Ma se Bonatti andava in pace molti lo seguirono senza lo stesso rispetto. E l’Amazzonia divenne terra di conquista. In cinquant’anni secondo il WWF un quinto della foresta è stato disboscato. Mentre nel sud-est asiatico la deforestazione è in gran parte causata dalle piantagioni di olio di palma, qui è la soia a farla da padrone. E sempre in funzione della nostra alimentazione, visto che la soia è uno dei principali ingredienti della dieta degli animali da allevamento.
Ma se la soia è una delle principali cause della deforestazione, c’è poi la raccolta del legname, e poi ancora le infrastrutture, soprattutto quelle energetiche. 412 dighe (avete letto bene: quattrocentododici dighe), di cui ben 256 nel solo Brasile.
Una delle più gravi minacce è rappresentata dalla diga Jirau realizzata dalla GDF SUEZ, uno dei principali sponsor dell’appena terminato Giro d’Italia.
Tanta energia perché il Brasile – che dell’Amazzonia possiede il 65% – è uno dei motori dello sviluppo nel mondo, uno dei paesi del BRICS (Brasile, Russia, India, Cina, Sudafrica). O forse lo era, se stiamo agli ultimi dati che riportano un PIL che cresce solo di un misero 0,2%. Forse i presidenti “di sinistra” non hanno distrutto a sufficienza? Ora il Brasile punta molto sui mondiali di calcio per un rilancio economico (un po’ come l’Italia con l’EXPO di Milano…), ma forse è una speranza infondata. Nemmeno la popolazione ci crede molto, visto che un brasiliano su due i mondiali neanche li vorrebbe.

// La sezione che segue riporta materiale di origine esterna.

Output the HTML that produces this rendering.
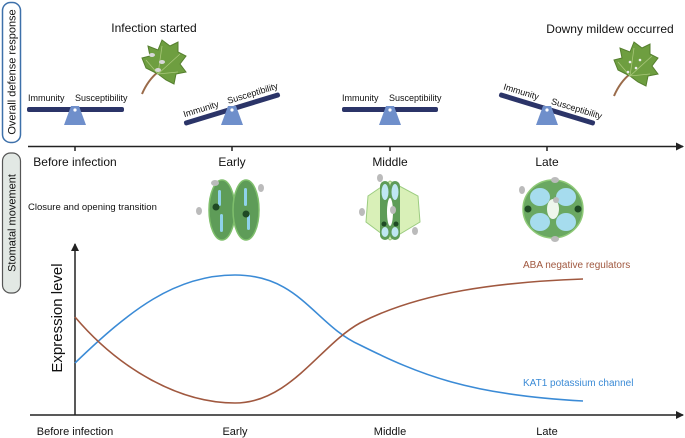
<!DOCTYPE html>
<html><head><meta charset="utf-8"><style>
html,body{margin:0;padding:0;background:#fff;}
svg{display:block;font-family:"Liberation Sans",sans-serif;}
</style></head><body>
<svg width="685" height="438" viewBox="0 0 685 438" xmlns="http://www.w3.org/2000/svg">
<defs>
<marker id="ar" markerWidth="8" markerHeight="8" refX="7" refY="4" orient="auto" markerUnits="userSpaceOnUse"><path d="M0,0 L8,4 L0,8 Z" fill="#222"/></marker>
<g id="ful"><path d="M-4,-3 L4,-3 L11,16 L-11,16 Z" fill="#6f8fcb"/><circle cx="0" cy="1" r="1.6" fill="#fff"/></g>
<g id="leaf">
<path d="M2,44 Q8,30 18,22" stroke="#9a6b4a" stroke-width="2" fill="none"/>
<path d="M18,24 L6,18 L2,8 L10,6 L8,-4 L18,0 L22,-10 L30,-4 L38,-8 L38,2 L46,6 L40,14 L46,22 L36,24 L34,34 L26,30 Z" fill="#6e9e40" stroke="#557f2e" stroke-width="1"/>
<path d="M18,24 L22,-4 M18,24 L40,4 M18,24 L38,22 M18,24 L6,10" stroke="#a9c77a" stroke-width="0.8" fill="none"/>
</g>
</defs>

<rect x="2.5" y="2.5" width="18" height="140" rx="8" fill="#fff" stroke="#3d70aa" stroke-width="1.5"/>
<text transform="translate(15.5,72) rotate(-90)" font-size="11" text-anchor="middle" fill="#111">Overall defense response</text>
<rect x="2.5" y="153" width="18" height="140" rx="8" fill="#e2e8e4" stroke="#555" stroke-width="1.2"/>
<text transform="translate(15.5,223) rotate(-90)" font-size="11" text-anchor="middle" fill="#111">Stomatal movement</text>

<text x="154" y="32" font-size="12" text-anchor="middle" fill="#111">Infection started</text>
<text x="610" y="33" font-size="12" text-anchor="middle" fill="#111">Downy mildew occurred</text>
<use href="#leaf" x="140" y="50"/>
<use href="#leaf" x="612" y="52"/>
<g fill="#d8d8d8"><ellipse cx="152" cy="55" rx="3" ry="2"/><ellipse cx="162" cy="62" rx="3" ry="2"/><ellipse cx="158" cy="70" rx="3" ry="2"/>
<circle cx="630" cy="62" r="1.3" fill="#eee"/><circle cx="636" cy="68" r="1.3" fill="#eee"/><circle cx="628" cy="72" r="1.3" fill="#eee"/><circle cx="640" cy="60" r="1.3" fill="#eee"/></g>

<rect x="27" y="107" width="97" height="5" rx="2" fill="#2b3468"/>
<use href="#ful" x="75" y="109"/>
<text x="28" y="101" font-size="9" fill="#111">Immunity</text>
<text x="75" y="101" font-size="9" fill="#111">Susceptibility</text>

<g transform="translate(232,109) rotate(-17)">
<rect x="-50" y="-2.5" width="100" height="5" rx="2" fill="#2b3468"/>
<text x="-48" y="-6" font-size="9" fill="#111">Immunity</text>
<text x="-2" y="-6" font-size="9" fill="#111">Susceptibility</text>
</g>
<use href="#ful" x="232" y="109"/>

<rect x="342" y="107" width="96" height="5" rx="2" fill="#2b3468"/>
<use href="#ful" x="390" y="109"/>
<text x="342" y="101" font-size="9" fill="#111">Immunity</text>
<text x="389" y="101" font-size="9" fill="#111">Susceptibility</text>

<g transform="translate(547,109) rotate(17)">
<rect x="-50" y="-2.5" width="100" height="5" rx="2" fill="#2b3468"/>
<text x="-48" y="-6" font-size="9" fill="#111">Immunity</text>
<text x="2" y="-6" font-size="9" fill="#111">Susceptibility</text>
</g>
<use href="#ful" x="547" y="109"/>

<line x1="28" y1="146.5" x2="683" y2="146.5" stroke="#222" stroke-width="1.5" marker-end="url(#ar)"/>
<g stroke="#222" stroke-width="1.5"><line x1="75" y1="146" x2="75" y2="151"/><line x1="232" y1="146" x2="232" y2="151"/><line x1="390" y1="146" x2="390" y2="151"/><line x1="547" y1="146" x2="547" y2="151"/></g>
<g font-size="12" text-anchor="middle" fill="#111">
<text x="75" y="166">Before infection</text><text x="232" y="166">Early</text><text x="390" y="166">Middle</text><text x="547" y="166">Late</text>
</g>
<text x="28" y="210" font-size="9.5" fill="#111">Closure and opening transition</text>

<g>
<ellipse cx="222" cy="210" rx="13" ry="30" fill="#5e9c58" stroke="#7fbf6c" stroke-width="1.5"/>
<ellipse cx="246" cy="210" rx="13" ry="30" fill="#5e9c58" stroke="#7fbf6c" stroke-width="1.5"/>
<rect x="218" y="190" width="3" height="16" rx="1.5" fill="#8fd2ea"/><rect x="220" y="214" width="3" height="18" rx="1.5" fill="#8fd2ea"/>
<rect x="244" y="188" width="3" height="18" rx="1.5" fill="#8fd2ea"/><rect x="247" y="214" width="3" height="16" rx="1.5" fill="#8fd2ea"/>
<circle cx="216" cy="207" r="3.5" fill="#1f4a25"/><circle cx="246" cy="214" r="3.5" fill="#1f4a25"/>
<ellipse cx="215" cy="183" rx="4" ry="3" fill="#bbb"/><ellipse cx="261" cy="188" rx="3" ry="4" fill="#bbb"/><ellipse cx="199" cy="211" rx="3" ry="4" fill="#bbb"/>
</g>
<g>
<path d="M390,181 L418,196 L420,222 L390,240 L366,222 L368,196 Z" fill="#d9f0b8" stroke="#9ccc80"/>
<rect x="380" y="181" width="10" height="59" rx="5" fill="#5e9c58"/><rect x="390" y="181" width="10" height="59" rx="5" fill="#5e9c58"/>
<ellipse cx="390" cy="212" rx="3" ry="14" fill="#fff"/>
<ellipse cx="385" cy="192" rx="3.5" ry="8" fill="#bfe6f2"/><ellipse cx="395" cy="192" rx="3.5" ry="8" fill="#bfe6f2"/>
<ellipse cx="385" cy="232" rx="3.5" ry="5" fill="#bfe6f2"/><ellipse cx="395" cy="232" rx="3.5" ry="5" fill="#bfe6f2"/>
<circle cx="384" cy="224" r="2.5" fill="#1f4a25"/><circle cx="396" cy="224" r="2.5" fill="#1f4a25"/>
<ellipse cx="380" cy="178" rx="3" ry="4" fill="#bbb"/><ellipse cx="362" cy="212" rx="3" ry="4" fill="#bbb"/><ellipse cx="393" cy="210" rx="3" ry="4" fill="#bbb"/><ellipse cx="415" cy="231" rx="3" ry="4" fill="#bbb"/>
</g>
<g>
<ellipse cx="553" cy="209" rx="30" ry="29" fill="#6aa862" stroke="#8fca78" stroke-width="1.5"/>
<ellipse cx="540" cy="197" rx="10" ry="9" fill="#a6dcee"/><ellipse cx="566" cy="197" rx="10" ry="9" fill="#a6dcee"/>
<ellipse cx="540" cy="222" rx="10" ry="9" fill="#a6dcee"/><ellipse cx="566" cy="222" rx="10" ry="9" fill="#a6dcee"/>
<ellipse cx="553" cy="209" rx="6" ry="10" fill="#eef6ec"/>
<circle cx="528" cy="209" r="3.5" fill="#1f4a25"/><circle cx="578" cy="209" r="3.5" fill="#1f4a25"/>
<ellipse cx="522" cy="190" rx="3" ry="4" fill="#bbb"/><ellipse cx="555" cy="180" rx="4" ry="3" fill="#bbb"/><ellipse cx="556" cy="200" rx="3" ry="3" fill="#bbb"/><ellipse cx="555" cy="239" rx="4" ry="3" fill="#bbb"/>
</g>

<line x1="75" y1="415" x2="75" y2="244" stroke="#222" stroke-width="1.5" marker-end="url(#ar)"/>
<line x1="30" y1="415" x2="683" y2="415" stroke="#222" stroke-width="1.5" marker-end="url(#ar)"/>
<text transform="translate(62,318) rotate(-90)" font-size="15" text-anchor="middle" fill="#111">Expression level</text>
<path d="M75,363 C130,310 175,275 235,275 C300,275 315,325 360,345 C420,375 470,395 583,401" fill="none" stroke="#3b8bd6" stroke-width="1.6"/>
<path d="M75,317 C120,370 180,403 235,403 C290,403 320,345 360,323 C420,292 500,282 583,279" fill="none" stroke="#a0583f" stroke-width="1.6"/>
<text x="523" y="268" font-size="10" fill="#a0583f">ABA negative regulators</text>
<text x="523" y="386" font-size="10" fill="#3b8bd6">KAT1 potassium channel</text>
<g font-size="11" text-anchor="middle" fill="#111">
<text x="75" y="435">Before infection</text><text x="235" y="435">Early</text><text x="390" y="435">Middle</text><text x="547" y="435">Late</text>
</g>
</svg>
</body></html>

Così il suo sviluppo dai piedi d’argilla sta lasciando per strada una foresta sempre più saccheggiata e popolazioni sempre più straniere in terra propria, che proprio approfittando del palcoscenico dei mondiali di calcio cercano di far conoscere al mondo i loro diritti calpestati. Gli indios che non vogliono fare la fine dei pellerossa dell’America del nord, deportati in minuscole riserve.
Sicuro che tutto questo il governo di Brasilia durante i mondiali cercherà di nasconderlo agli occhi del mondo, così come i nostri telecronisti sicuramente non diranno che la prima partita dei Mondiali dell’Italia si giocherà nel nuovissimo stadio di Manaus, che dell’Amazzonia è la capitale. E che la Arena da Amazonia, uno stadio da 40.000 posti costato 250 milioni di euro, è destinato a rimanere inutilizzato. Un’altra minuscola porzione di Amazzonia gettata via.